Black & White Stories: Juve influence in Portugal - France

Black & White Stories: Juve influence in Portugal - France
Black & White Stories: Juve influence in Portugal - France
Black & White Stories: Juve influence in Portugal - France

Tonight's Portugal-France is a big one in what will be the final fixture of the group stage. Two teammates, Cristiano Ronaldo and Adrien Rabiot, will face off against each other. Not only that: the match is also a rematch from the 2016 Euro final, when CR7's team was crowned champions. In the past, there have been two meetings that took place between the Lusitanians and Transalpines that is full of Juventus history, and which was crucial to France's success.



Rewinding back to 23 June1984 - the same date as Portugal-France in 2021. The stakes were high and neither one nor the other national team had ever achieved qualification to the Euro final. Platini came into the match in splendid form, fresh from winning the Scudetto with Juve, and having ended the season as Serie A top scorer. The encounter took place in Marseille and an outcome of penalties was looming. But Michel knew how to avoid them: he had already succeeded by avoiding a shootout with Juventus the year before, when he resolved the Italian Cup final against Verona at the last minute. He succeeded again this time, with one minute to go before the final whistle. That goal proved so important that Le Roi considered it to be "more important than the two previous hat-tricks scored against Belgium and Yugoslavia".



The Juventus President and Coach were in the stands to witness yet another masterpiece by the Juventus No. 10. Intrigued even more by the fact that the match took place a few days after the Cup Winners' Cup final in Basel (pictured above). Boniperti was radiant: "After this incredible and exciting match, our victory also acquires greater value. The Portuguese have shown all their qualities. As for Platini, he put his mark on the match". Trapattoni, on the other hand, underlined how Platini "was simply exceptional" in the final.



Four Euro tournaments later, another Portugal-France took place: another semi-final, but this time the match was decided in extra time. The fixture was played in Belgium, in a stadium renovated just for the event, which no longer bares the tragically known name of Heysel - it is now called the King Baudouin Stadium. On the pitch, there is a bit of an old and new Juve: an ex-like Didier Deschamps, who played his 100th match for France (the first to do so for his country) in this fixture; and, of course, a decisive cog in the Juventus team at that time, Zinedine Zidane.



There was a lot of Italy on the field: starting with the two goalscorers who lead the match to finish in a draw in regular time: Nuno Gomes opened for Portugal, who then made his move from Benfica to Fiorentina right after that Euro, while Thierry Henry, who wore the Juventus jersey the season before, scored the equalising goal in the fixture.

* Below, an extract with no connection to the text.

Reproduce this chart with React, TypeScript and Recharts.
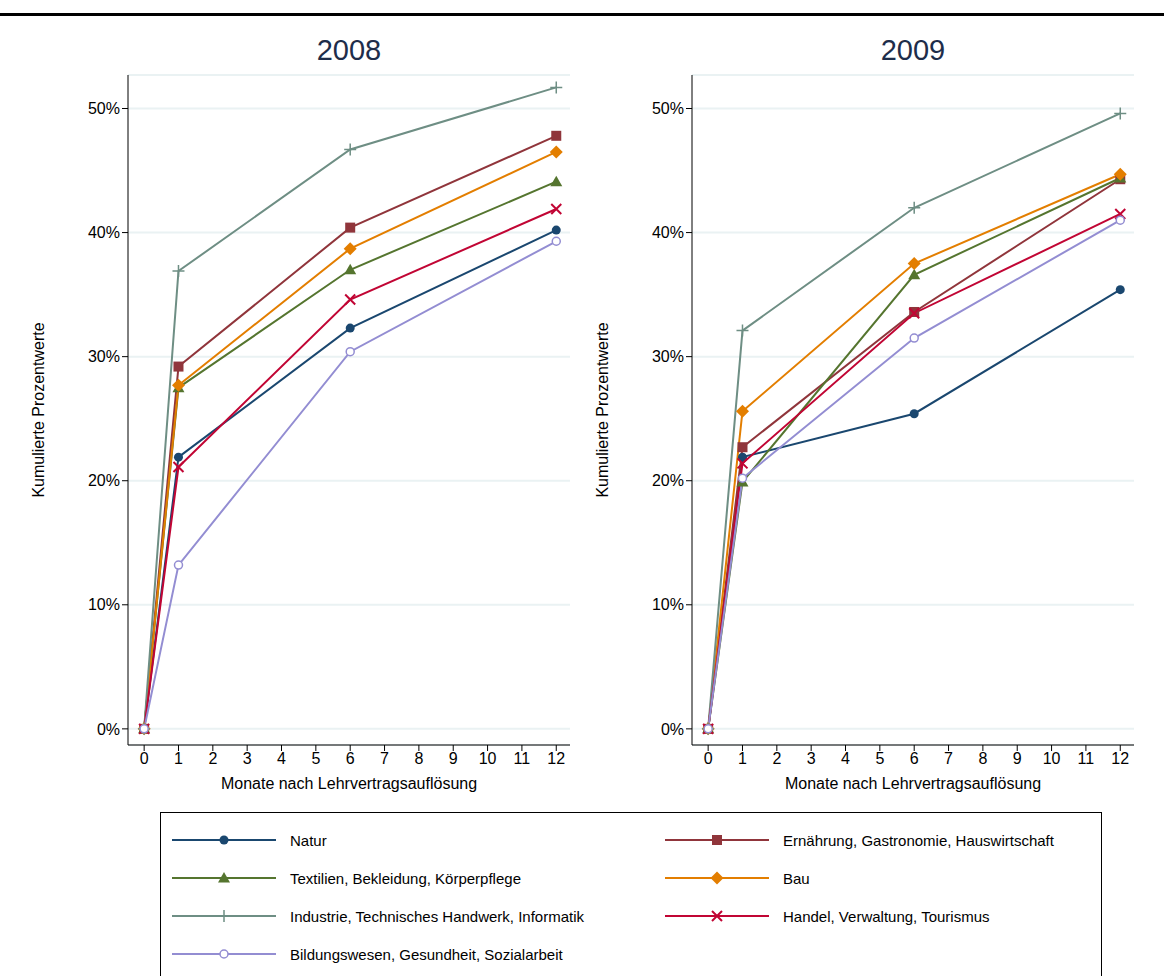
import { CartesianGrid, Line, LineChart, XAxis, YAxis } from 'recharts';

const months = [0, 1, 6, 12];
const xTicks = [0, 1, 2, 3, 4, 5, 6, 7, 8, 9, 10, 11, 12];
const yTicks = [0, 10, 20, 30, 40, 50];

const seriesNames = [
  'Natur',
  'Ernährung, Gastronomie, Hauswirtschaft',
  'Textilien, Bekleidung, Körperpflege',
  'Bau',
  'Industrie, Technisches Handwerk, Informatik',
  'Handel, Verwaltung, Tourismus',
  'Bildungswesen, Gesundheit, Sozialarbeit',
];
const seriesColors = ['#1a476f', '#90353b', '#55752f', '#e37e00', '#6e8e84', '#c10534', '#938dd2'];
const seriesShapes = ['circle', 'square', 'triangle', 'diamond', 'plus', 'cross', 'hollow'];

const values2008 = [
  [0, 21.9, 32.3, 40.2],
  [0, 29.2, 40.4, 47.8],
  [0, 27.5, 37.0, 44.1],
  [0, 27.7, 38.7, 46.5],
  [0, 36.9, 46.7, 51.7],
  [0, 21.1, 34.6, 41.9],
  [0, 13.2, 30.4, 39.3],
];
const values2009 = [
  [0, 21.9, 25.4, 35.4],
  [0, 22.7, 33.6, 44.3],
  [0, 19.9, 36.6, 44.4],
  [0, 25.6, 37.5, 44.7],
  [0, 32.1, 42.0, 49.6],
  [0, 21.4, 33.5, 41.5],
  [0, 20.2, 31.5, 41.0],
];

const FONT = '"Liberation Sans", Arial, sans-serif';

function Marker({ cx, cy, shape, color }: { cx: number; cy: number; shape: string; color: string }) {
  if (cx == null || cy == null) return null;
  switch (shape) {
    case 'circle':
      return <circle cx={cx} cy={cy} r={4.5} fill={color} />;
    case 'square':
      return <rect x={cx - 5} y={cy - 5} width={10} height={10} fill={color} />;
    case 'triangle':
      return <path d={`M${cx},${cy - 6} L${cx + 6},${cy + 4.5} L${cx - 6},${cy + 4.5} Z`} fill={color} />;
    case 'diamond':
      return <path d={`M${cx},${cy - 6.5} L${cx + 6.5},${cy} L${cx},${cy + 6.5} L${cx - 6.5},${cy} Z`} fill={color} />;
    case 'plus':
      return <path d={`M${cx - 6},${cy} H${cx + 6} M${cx},${cy - 6} V${cy + 6}`} stroke={color} strokeWidth={1.5} />;
    case 'cross':
      return <path d={`M${cx - 5},${cy - 5} L${cx + 5},${cy + 5} M${cx - 5},${cy + 5} L${cx + 5},${cy - 5}`} stroke={color} strokeWidth={2} />;
    default:
      return <circle cx={cx} cy={cy} r={4} fill="#fff" stroke={color} strokeWidth={1.5} />;
  }
}

function Panel({ title, values, left }: { title: string; values: number[][]; left: number }) {
  const data = months.map((m, i) => {
    const row: Record<string, number> = { m };
    values.forEach((s, k) => (row[`s${k}`] = s[i]));
    return row;
  });
  return (
    <div style={{ position: 'absolute', left, top: 0 }}>
      <div style={{ position: 'absolute', left: 128, width: 442, top: 34, textAlign: 'center', fontSize: 29, color: '#1e2d4a', fontFamily: FONT }}>
        {title}
      </div>
      <div style={{ position: 'absolute', left: 39, top: 410, transform: 'translate(-50%,-50%) rotate(-90deg)', whiteSpace: 'nowrap', fontSize: 16, fontFamily: FONT }}>
        Kumulierte Prozentwerte
      </div>
      <div style={{ position: 'absolute', left: 128, width: 442, top: 775, textAlign: 'center', fontSize: 16, fontFamily: FONT }}>
        Monate nach Lehrvertragsauflösung
      </div>
      <LineChart width={600} height={800} data={data} margin={{ top: 75, right: 30, left: 68, bottom: 25 }}>
        <CartesianGrid vertical={false} stroke="#eaf2f3" strokeWidth={2} />
        <XAxis
          dataKey="m"
          type="number"
          domain={[-0.47, 12.4]}
          ticks={xTicks}
          stroke="#000"
          tick={{ fontSize: 16, fill: '#000', fontFamily: FONT }}
          tickSize={6}
          height={30}
        />
        <YAxis
          type="number"
          domain={[-1.3, 52.7]}
          ticks={yTicks}
          width={60}
          stroke="#000"
          tickFormatter={(v: number) => `${v}%`}
          tick={{ fontSize: 16, fill: '#000', fontFamily: FONT }}
          tickSize={6}
        />
        {seriesNames.map((n, k) => (
          <Line
            key={n}
            dataKey={`s${k}`}
            type="linear"
            stroke={seriesColors[k]}
            strokeWidth={2}
            isAnimationActive={false}
            dot={(p: any) => <Marker key={p.index} cx={p.cx} cy={p.cy} shape={seriesShapes[k]} color={seriesColors[k]} />}
          />
        ))}
      </LineChart>
    </div>
  );
}

function LegendItem({ k, x, y }: { k: number; x: number; y: number }) {
  return (
    <div style={{ position: 'absolute', left: x, top: y - 10, height: 20, display: 'flex', alignItems: 'center' }}>
      <svg width={106} height={20}>
        <line x1={0} y1={10} x2={104} y2={10} stroke={seriesColors[k]} strokeWidth={2} />
        <Marker cx={52} cy={10} shape={seriesShapes[k]} color={seriesColors[k]} />
      </svg>
      <span style={{ marginLeft: 12, fontSize: 15, fontFamily: FONT }}>{seriesNames[k]}</span>
    </div>
  );
}

export default function App() {
  const rows = [840, 878, 916, 954];
  return (
    <div style={{ position: 'absolute', left: 0, top: 0, width: 1164, height: 976, background: '#fff', overflow: 'hidden' }}>
      <div style={{ position: 'absolute', left: 0, top: 13, width: 1164, height: 3, background: '#000' }} />
      <Panel title="2008" values={values2008} left={0} />
      <Panel title="2009" values={values2009} left={564} />
      <div style={{ position: 'absolute', left: 160, top: 812, width: 940, height: 200, border: '1px solid #000' }} />
      {seriesNames.map((_, k) => (
        <LegendItem key={k} k={k} x={k % 2 === 0 ? 172 : 665} y={rows[Math.floor(k / 2)]} />
      ))}
    </div>
  );
}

A penalty was awarded in the 117th minute of the game, in a fixture that looked destined to go to penalties. It was up to Zidane to take charge of the spot kick, in what was a very unusual situation, having not previously taken any penalties for France. With Juve it had only taken place on two occasions, dating back to three years earlier: a goal against Milan (in the photo above), and a mistake against Udinese. Zizou's execution was perfect: the goalkeeper went the wrong way, the ball sailed under the crossbar and celebrations erupted in what proved to be the match ending golden goal.